** GIVEN DATA **
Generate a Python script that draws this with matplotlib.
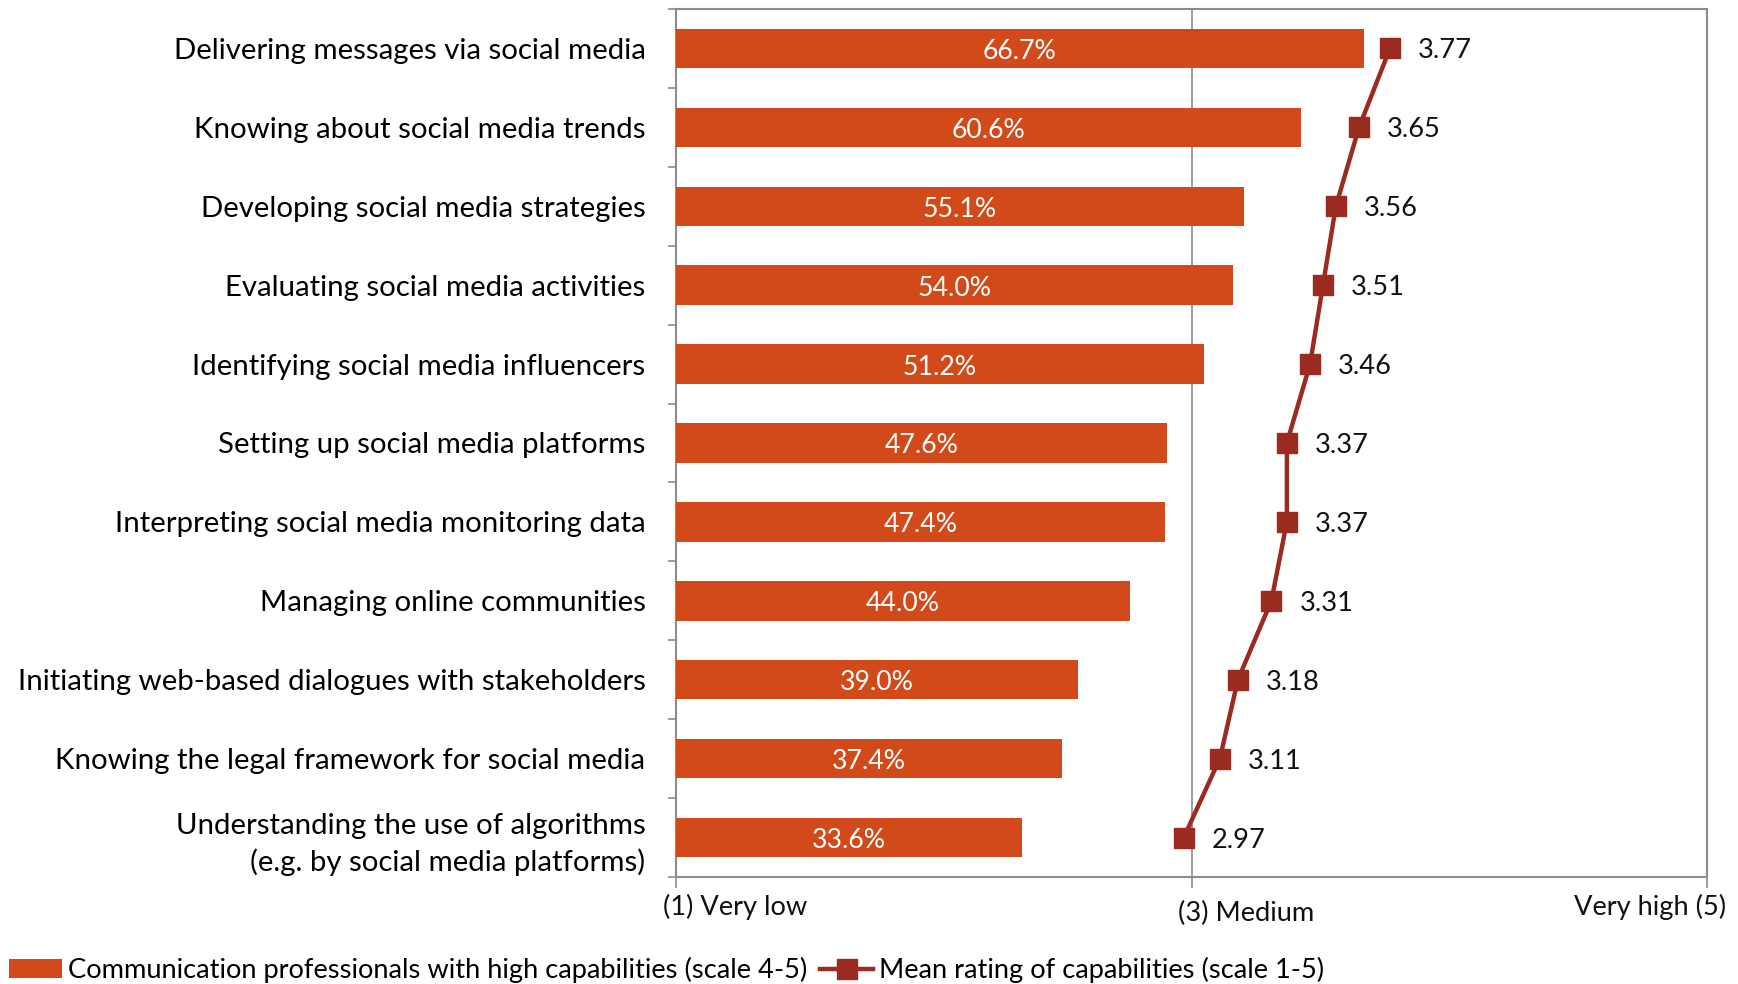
import matplotlib
matplotlib.use("Agg")
import matplotlib.pyplot as plt
from matplotlib.patches import Patch
from matplotlib.lines import Line2D

plt.rcParams['font.family'] = ['Lato', 'DejaVu Sans']

categories = [
    "Delivering messages via social media",
    "Knowing about social media trends",
    "Developing social media strategies",
    "Evaluating social media activities",
    "Identifying social media influencers",
    "Setting up social media platforms",
    "Interpreting social media monitoring data",
    "Managing online communities",
    "Initiating web-based dialogues with stakeholders",
    "Knowing the legal framework for social media",
    "Understanding the use of algorithms\n(e.g. by social media platforms)",
]
high_share = [66.7, 60.6, 55.1, 54.0, 51.2, 47.6, 47.4, 44.0, 39.0, 37.4, 33.6]
mean_rating = [3.77, 3.65, 3.56, 3.51, 3.46, 3.37, 3.37, 3.31, 3.18, 3.11, 2.97]
scale_labels = ["(1) Very low", "(3) Medium", "Very high (5)"]
legend_labels = ["Communication professionals with high capabilities (scale 4-5)",
                 "Mean rating of capabilities (scale 1-5)"]

BAR = '#D34A1A'
LINE = '#9B2B21'
GREY = '#8C8C8C'
FS_CAT = 21.2
FS = 19.6

W, H = 1738, 984
fig = plt.figure(figsize=(W / 100, H / 100), dpi=100)
ax = fig.add_axes([676 / W, 1 - 877 / H, (1707 - 676) / W, (877 - 9) / H])

pos = list(range(len(categories)))
ax.barh(pos, high_share, height=0.5, color=BAR, zorder=3)
for y, v in zip(pos, high_share):
    ax.annotate(f"{v:.1f}%", xy=(v / 2, y), xytext=(0, -3),
                textcoords='offset pixels', ha='center', va='center',
                color='white', fontsize=19.2, zorder=4)

ax.set_xlim(0, 100)
ax.set_ylim(len(categories) - 0.5, -0.5)

# category boundaries carry the tick marks, labels sit on the centres
ax.set_yticks([i - 0.5 for i in range(len(categories) + 1)])
ax.set_yticklabels([])
ax.set_yticks(pos, minor=True)
ax.set_yticklabels(categories, minor=True, fontsize=FS_CAT, ha='right',
                   linespacing=1.42)
ax.tick_params(axis='y', which='major', length=6, width=1.2, color=GREY,
               direction='out')
ax.tick_params(axis='y', which='minor', length=0, pad=22)

ax.set_xticks([0, 50, 100])
ax.set_xticklabels([])
ax.tick_params(axis='x', length=8, width=1.2, color=GREY, direction='out')
ax.xaxis.grid(True, color=GREY, linewidth=1.2)
ax.set_axisbelow(True)
for s in ax.spines.values():
    s.set_color(GREY)
    s.set_linewidth(1.5)

offsets = [(-13, -30, 'left'), (-14, -36, 'left'), (19, -30, 'right')]
for x, lab, (dx, dy, ha) in zip([0, 50, 100], scale_labels, offsets):
    ax.annotate(lab, xy=(x, 0), xycoords=('data', 'axes fraction'),
                xytext=(dx, dy), textcoords='offset pixels',
                ha=ha, va='center', fontsize=FS, color='#111111')

# mean rating on the 1-5 scale
ax2 = ax.twiny()
ax2.set_xlim(1, 5)
ax2.plot(mean_rating, pos, color=LINE, linewidth=3.2, marker='s',
         markersize=14, zorder=5)
for y, v in zip(pos, mean_rating):
    ax2.annotate(f"{v:.2f}", xy=(v, y), xytext=(28, -2.5),
                 textcoords='offset pixels', ha='left', va='center',
                 fontsize=FS, color='#111111')
ax2.set_xticks([])
for s in ax2.spines.values():
    s.set_visible(False)

handles = [Patch(facecolor=BAR, edgecolor='none'),
           Line2D([0], [0], color=LINE, linewidth=3.2, marker='s', markersize=14)]
fig.legend(handles, legend_labels, loc='center left',
           bbox_to_anchor=(9 / W, 1 - 970 / H), ncol=2, frameon=False,
           fontsize=FS, handlelength=1.95, handleheight=0.7,
           handletextpad=0.2, columnspacing=0.5, borderpad=0,
           borderaxespad=0)

fig.savefig('out.png', dpi=100)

** EXERCISE AIM **
Copy the material above exactly and drop the pictures.

** TASK SOLUTION **
Generate a Python script that draws this with matplotlib.
import matplotlib
matplotlib.use("Agg")
import matplotlib.pyplot as plt
from matplotlib.patches import Patch
from matplotlib.lines import Line2D

plt.rcParams['font.family'] = ['Lato', 'DejaVu Sans']

categories = [
    "Delivering messages via social media",
    "Knowing about social media trends",
    "Developing social media strategies",
    "Evaluating social media activities",
    "Identifying social media influencers",
    "Setting up social media platforms",
    "Interpreting social media monitoring data",
    "Managing online communities",
    "Initiating web-based dialogues with stakeholders",
    "Knowing the legal framework for social media",
    "Understanding the use of algorithms\n(e.g. by social media platforms)",
]
high_share = [66.7, 60.6, 55.1, 54.0, 51.2, 47.6, 47.4, 44.0, 39.0, 37.4, 33.6]
mean_rating = [3.77, 3.65, 3.56, 3.51, 3.46, 3.37, 3.37, 3.31, 3.18, 3.11, 2.97]
scale_labels = ["(1) Very low", "(3) Medium", "Very high (5)"]
legend_labels = ["Communication professionals with high capabilities (scale 4-5)",
                 "Mean rating of capabilities (scale 1-5)"]

BAR = '#D34A1A'
LINE = '#9B2B21'
GREY = '#8C8C8C'
FS_CAT = 21.2
FS = 19.6

W, H = 1738, 984
fig = plt.figure(figsize=(W / 100, H / 100), dpi=100)
ax = fig.add_axes([676 / W, 1 - 877 / H, (1707 - 676) / W, (877 - 9) / H])

pos = list(range(len(categories)))
ax.barh(pos, high_share, height=0.5, color=BAR, zorder=3)
for y, v in zip(pos, high_share):
    ax.annotate(f"{v:.1f}%", xy=(v / 2, y), xytext=(0, -3),
                textcoords='offset pixels', ha='center', va='center',
                color='white', fontsize=19.2, zorder=4)

ax.set_xlim(0, 100)
ax.set_ylim(len(categories) - 0.5, -0.5)

# category boundaries carry the tick marks, labels sit on the centres
ax.set_yticks([i - 0.5 for i in range(len(categories) + 1)])
ax.set_yticklabels([])
ax.set_yticks(pos, minor=True)
ax.set_yticklabels(categories, minor=True, fontsize=FS_CAT, ha='right',
                   linespacing=1.42)
ax.tick_params(axis='y', which='major', length=6, width=1.2, color=GREY,
               direction='out')
ax.tick_params(axis='y', which='minor', length=0, pad=22)

ax.set_xticks([0, 50, 100])
ax.set_xticklabels([])
ax.tick_params(axis='x', length=8, width=1.2, color=GREY, direction='out')
ax.xaxis.grid(True, color=GREY, linewidth=1.2)
ax.set_axisbelow(True)
for s in ax.spines.values():
    s.set_color(GREY)
    s.set_linewidth(1.5)

offsets = [(-13, -30, 'left'), (-14, -36, 'left'), (19, -30, 'right')]
for x, lab, (dx, dy, ha) in zip([0, 50, 100], scale_labels, offsets):
    ax.annotate(lab, xy=(x, 0), xycoords=('data', 'axes fraction'),
                xytext=(dx, dy), textcoords='offset pixels',
                ha=ha, va='center', fontsize=FS, color='#111111')

# mean rating on the 1-5 scale
ax2 = ax.twiny()
ax2.set_xlim(1, 5)
ax2.plot(mean_rating, pos, color=LINE, linewidth=3.2, marker='s',
         markersize=14, zorder=5)
for y, v in zip(pos, mean_rating):
    ax2.annotate(f"{v:.2f}", xy=(v, y), xytext=(28, -2.5),
                 textcoords='offset pixels', ha='left', va='center',
                 fontsize=FS, color='#111111')
ax2.set_xticks([])
for s in ax2.spines.values():
    s.set_visible(False)

handles = [Patch(facecolor=BAR, edgecolor='none'),
           Line2D([0], [0], color=LINE, linewidth=3.2, marker='s', markersize=14)]
fig.legend(handles, legend_labels, loc='center left',
           bbox_to_anchor=(9 / W, 1 - 970 / H), ncol=2, frameon=False,
           fontsize=FS, handlelength=1.95, handleheight=0.7,
           handletextpad=0.2, columnspacing=0.5, borderpad=0,
           borderaxespad=0)

fig.savefig('out.png', dpi=100)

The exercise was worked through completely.